Bu itibarla, uyuşmazlığa konu yayında, suçlu olduğu yargı kararıyla kesinleşmeyen bir kişinin suçu işlediğine yönelik kesin ifadeler ile suçluymuş gibi gösterildiği anlaşıldığından, 6112 sayılı Kanun'un 8. maddesinin 1. fıkrasının (i) bendinde yer alan yayın ilkesinin ihlâl edildiği gerekçesiyle tesis edilen dava konusu işlemde hukuka aykırılık görülmemiştir.

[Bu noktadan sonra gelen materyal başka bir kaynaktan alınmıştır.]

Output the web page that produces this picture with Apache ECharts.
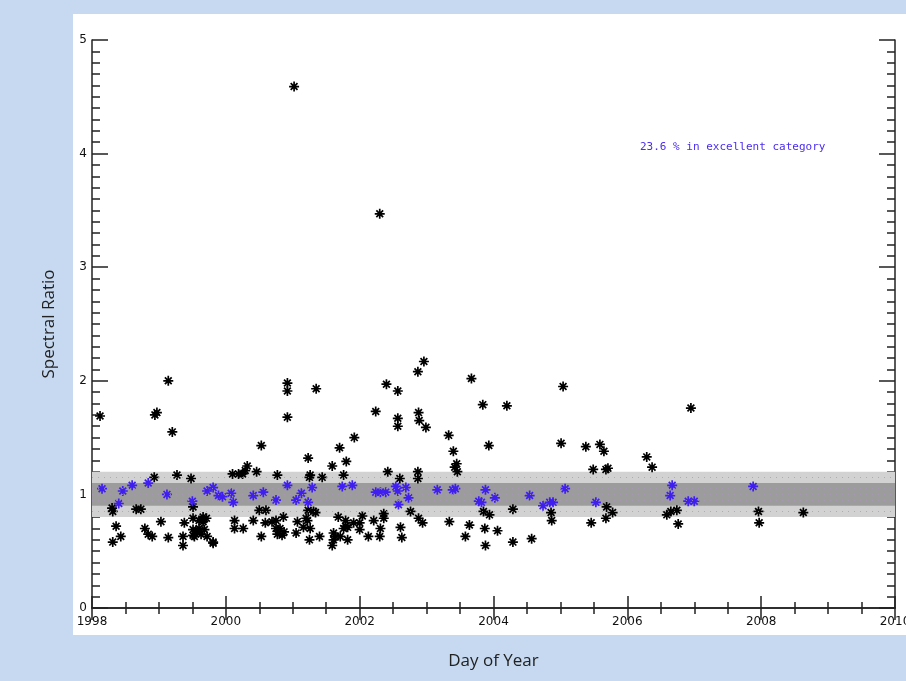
<!DOCTYPE html>
<html>
<head>
<meta charset="utf-8">
<script src="https://cdn.jsdelivr.net/npm/echarts@6/dist/echarts.min.js"></script>
<style>
  html, body { margin: 0; padding: 0; background: #c6d9f0; }
  #chart { width: 906px; height: 681px; }
</style>
</head>
<body>
<div id="chart"></div>
<script>
// black points (all measurements)
var blackYears = [
  1998.12, 1998.30, 1998.31, 1998.36, 1998.31, 1998.43, 1998.93, 1998.66, 1998.73, 1999.03,
  1998.79, 1998.84, 1998.90, 1999.14, 1999.27, 1999.48, 1999.51, 1999.38, 1999.36, 1999.36,
  1999.51, 1999.53, 1999.60, 1999.66, 1999.71, 1999.68, 1999.63, 1999.72, 1999.81, 2000.10,
  2000.25, 2000.29, 2000.32, 2000.46, 2000.53, 2000.77, 2001.23, 2001.25, 2001.44, 2001.59,
  2000.50, 2000.60, 2000.13, 2000.13, 2000.26, 2000.41, 2000.53, 2001.23, 2001.31, 2001.22,
  2001.26, 2001.40, 2001.25, 2001.61, 2001.59, 2001.71, 2000.59, 2000.69, 2000.75, 2000.86,
  2000.81, 2000.87, 2000.75, 2000.84, 2000.77, 2001.07, 2001.05, 2001.20, 2001.16, 2001.34,
  2001.61, 2001.68, 2001.79, 2001.82, 2001.91, 2001.76, 2001.82, 2001.70, 2001.80, 2001.76,
  2001.26, 2000.19, 2002.42, 2002.60, 2002.87, 2002.87, 2003.40, 2003.45, 2003.42, 2003.46,
  2003.93, 2005.01, 2005.38, 2005.59, 2005.65, 2005.49, 2005.68, 2001.79, 2002.04, 2002.00,
  2002.21, 2002.36, 2002.36, 2002.31, 2002.00, 2002.13, 2002.30, 2002.61, 2002.63, 2002.76,
  2002.88, 2002.94, 2003.34, 2003.64, 2003.85, 2003.94, 2003.87, 2004.06, 2003.58, 2003.88,
  2004.29, 2004.57, 2004.29, 2004.86, 2004.87, 2001.64, 2005.46, 2005.69, 2005.68, 2005.78,
  2006.29, 2006.37, 2005.71, 2006.59, 2006.65, 2006.74, 2006.76, 2007.96, 2007.97, 2008.63,
  1998.97, 1998.94, 1999.14, 1999.20, 2000.92, 2000.92, 2000.92, 2001.02, 2001.35, 2002.30,
  2002.24, 2002.40, 2002.57, 2002.57, 2002.57, 2002.87, 2002.96, 2002.88, 2002.89, 2002.99,
  2003.67, 2003.84, 2004.20, 2003.33, 2005.04, 2006.95, 2001.92, 1999.51, 1999.66, 1999.66,
  1999.57, 1999.60, 1999.51, 1999.81
];
var blackRatios = [
  1.69, 0.88, 0.85, 0.72, 0.58, 0.63, 1.15, 0.87, 0.87, 0.76,
  0.70, 0.65, 0.63, 0.62, 1.17, 1.14, 0.89, 0.75, 0.63, 0.55,
  0.69, 0.63, 0.77, 0.78, 0.79, 0.69, 0.65, 0.63, 0.58, 1.18,
  1.18, 1.21, 1.25, 1.20, 1.43, 1.17, 1.32, 1.15, 1.15, 1.25,
  0.86, 0.86, 0.77, 0.70, 0.70, 0.77, 0.63, 0.86, 0.85, 0.77,
  0.70, 0.63, 0.60, 0.60, 0.55, 0.63, 0.75, 0.76, 0.77, 0.80,
  0.70, 0.67, 0.70, 0.64, 0.65, 0.76, 0.66, 0.79, 0.71, 0.84,
  0.66, 0.80, 0.77, 0.71, 0.75, 0.70, 0.60, 1.41, 1.29, 1.17,
  1.17, 1.18, 1.20, 1.14, 1.20, 1.14, 1.38, 1.27, 1.24, 1.20,
  1.43, 1.45, 1.42, 1.44, 1.38, 1.22, 1.22, 0.72, 0.81, 0.75,
  0.77, 0.83, 0.79, 0.70, 0.69, 0.63, 0.63, 0.71, 0.62, 0.85,
  0.79, 0.75, 0.76, 0.73, 0.85, 0.82, 0.70, 0.68, 0.63, 0.55,
  0.58, 0.61, 0.87, 0.84, 0.77, 0.63, 0.75, 0.89, 0.79, 0.84,
  1.33, 1.24, 1.23, 0.82, 0.85, 0.86, 0.74, 0.85, 0.75, 0.84,
  1.72, 1.70, 2.00, 1.55, 1.98, 1.91, 1.68, 4.59, 1.93, 3.47,
  1.73, 1.97, 1.91, 1.67, 1.60, 2.08, 2.17, 1.72, 1.65, 1.59,
  2.02, 1.79, 1.78, 1.52, 1.95, 1.76, 1.50, 0.79, 0.80, 0.76,
  0.67, 0.70, 0.64, 0.57
];
// blue points (excellent category)
var blueYears = [
  1998.15, 1998.40, 1998.46, 1998.60, 1998.84, 1999.12, 1999.50, 1999.72, 1999.81, 1999.89,
  1999.95, 2000.08, 2000.11, 2000.41, 2000.56, 2000.75, 2000.92, 2001.05, 2001.13, 2001.23,
  2001.29, 2001.74, 2001.89, 2002.24, 2002.31, 2002.39, 2002.54, 2002.57, 2002.69, 2002.73,
  2002.58, 2003.16, 2003.39, 2003.43, 2003.78, 2003.82, 2003.88, 2004.02, 2004.54, 2004.74,
  2004.84, 2004.89, 2005.07, 2005.53, 2006.67, 2006.64, 2006.91, 2007.00, 2007.88
];
var blueRatios = [
  1.05, 0.92, 1.03, 1.08, 1.10, 1.00, 0.94, 1.03, 1.06, 0.99,
  0.98, 1.01, 0.93, 0.99, 1.02, 0.95, 1.08, 0.95, 1.01, 0.93,
  1.06, 1.07, 1.08, 1.02, 1.02, 1.02, 1.07, 1.03, 1.06, 0.97,
  0.91, 1.04, 1.04, 1.05, 0.94, 0.93, 1.04, 0.97, 0.99, 0.90,
  0.93, 0.93, 1.05, 0.93, 1.08, 0.99, 0.94, 0.94, 1.07
];
var outerBand = [0.8, 1.2];
var innerBand = [0.9, 1.1];
var dotRows = [0.85, 0.95, 1.0, 1.05, 1.15];
var noteText = '23.6 % in excellent category';

function zip(a, b) {
  var out = [];
  for (var i = 0; i < a.length; i++) out.push([a[i], b[i]]);
  return out;
}

// asterisk marker
var star = 'path://M5,0L5,10M0,5L10,5M1.6,1.6L8.4,8.4M8.4,1.6L1.6,8.4';
var axisColor = '#222';
var labelFont = { fontFamily: 'DejaVu Sans', fontSize: 12, color: '#111' };

var chart = echarts.init(document.getElementById('chart'));
chart.setOption({
  backgroundColor: '#c6d9f0',
  animation: false,
  graphic: [
    { type: 'rect', z: -10, shape: { x: 73, y: 14, width: 840, height: 621 }, style: { fill: '#fff' } },
    { type: 'text', left: 640, top: 142, z: 10,
      style: { text: noteText, fill: '#4a2cf0', font: '11px "DejaVu Sans Mono"' } }
  ],
  grid: { left: 92, top: 40, right: 11, bottom: 73, containLabel: false, outerBoundsMode: 'none' },
  xAxis: [{
    type: 'value', min: 1998, max: 2010, interval: 2,
    name: 'Day of Year', nameLocation: 'middle', nameGap: 45,
    nameTextStyle: { fontFamily: 'Open Sans', fontSize: 17, color: '#222' },
    axisLine: { lineStyle: { color: axisColor, width: 1.5 } },
    axisTick: { inside: true, length: 12, lineStyle: { color: axisColor, width: 1.5 } },
    minorTick: { show: true, splitNumber: 4, length: 6, lineStyle: { color: axisColor, width: 1.5 } },
    axisLabel: Object.assign({ margin: 8, showMaxLabel: true, formatter: function (v) { return String(v); } }, labelFont),
    splitLine: { show: false }
  }, {
    type: 'value', min: 1998, max: 2010, interval: 2, position: 'top',
    axisLine: { lineStyle: { color: axisColor, width: 1.5 } },
    axisTick: { inside: true, length: 12, lineStyle: { color: axisColor, width: 1.5 } },
    minorTick: { show: true, splitNumber: 4, length: 6, lineStyle: { color: axisColor, width: 1.5 } },
    axisLabel: { show: false },
    splitLine: { show: false }
  }],
  yAxis: [{
    type: 'value', min: 0, max: 5, interval: 1,
    name: 'Spectral Ratio', nameLocation: 'middle', nameGap: 34,
    nameTextStyle: { fontFamily: 'Open Sans', fontSize: 17, color: '#222' },
    axisLine: { show: true, lineStyle: { color: axisColor, width: 1.5 } },
    axisTick: { show: true, inside: true, length: 16, lineStyle: { color: axisColor, width: 1.5 } },
    minorTick: { show: true, splitNumber: 10, length: 8, lineStyle: { color: axisColor, width: 1.5 } },
    axisLabel: Object.assign({ margin: 5 }, labelFont),
    splitLine: { show: false }
  }, {
    type: 'value', min: 0, max: 5, interval: 1, position: 'right',
    axisLine: { show: true, lineStyle: { color: axisColor, width: 1.5 } },
    axisTick: { show: true, inside: true, length: 16, lineStyle: { color: axisColor, width: 1.5 } },
    minorTick: { show: true, splitNumber: 10, length: 8, lineStyle: { color: axisColor, width: 1.5 } },
    axisLabel: { show: false },
    splitLine: { show: false }
  }],
  series: [
    {
      type: 'scatter', data: [], z: 1,
      markArea: {
        silent: true,
        data: [
          [{ yAxis: outerBand[0], itemStyle: { color: '#d2d2d2' } }, { yAxis: outerBand[1] }],
          [{ yAxis: innerBand[0], itemStyle: { color: '#9c9c9c' } }, { yAxis: innerBand[1] }]
        ]
      },
      markLine: {
        silent: true, symbol: 'none', label: { show: false },
        lineStyle: { color: 'rgba(170,150,185,0.75)', type: [1, 5], width: 1 },
        data: dotRows.map(function (v) { return { yAxis: v }; })
      }
    },
    {
      type: 'scatter', z: 3, symbol: star, symbolSize: 10,
      itemStyle: { color: 'none', borderColor: '#000', borderWidth: 1.7, opacity: 1 },
      data: zip(blackYears, blackRatios)
    },
    {
      type: 'scatter', z: 4, symbol: star, symbolSize: 10,
      itemStyle: { color: 'none', borderColor: '#3f1ff0', borderWidth: 1.7, opacity: 1 },
      data: zip(blueYears, blueRatios)
    }
  ]
});
</script>
</body>
</html>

Bu itibarla, dava konusu işlemin iptali yönündeki İdare Mahkemesi kararına yönelik istinaf isteminin reddine ilişkin temyize konu Bölge İdare Mahkemesi kararında hukuki isabet bulunmamaktadır.
KARAR SONUCU :
Açıklanan nedenlerle;
1. Davalının temyiz isteminin kabulüne;
2. Dava konusu işlemin yukarıda özetlenen gerekçeyle iptaline ilişkin İdare Mahkemesi kararına yönelik olarak yapılan istinaf başvurusunun reddi yolundaki temyize konu ... Bölge İdare Mahkemesi ... İdari Dava Dairesi'nin ... tarih ve E:..., K:... sayılı kararının 2577 sayılı İdari Yargılama Usulü Kanunu'nun 49. maddesi uyarınca BOZULMASINA,
3. Yeniden bir karar verilmek üzere dosyanın ... Bölge İdare Mahkemesi ... İdari Dava Dairesi'ne gönderilmesine, 24/02/2022 tarihinde kesin olarak oybirliğiyle karar verildi.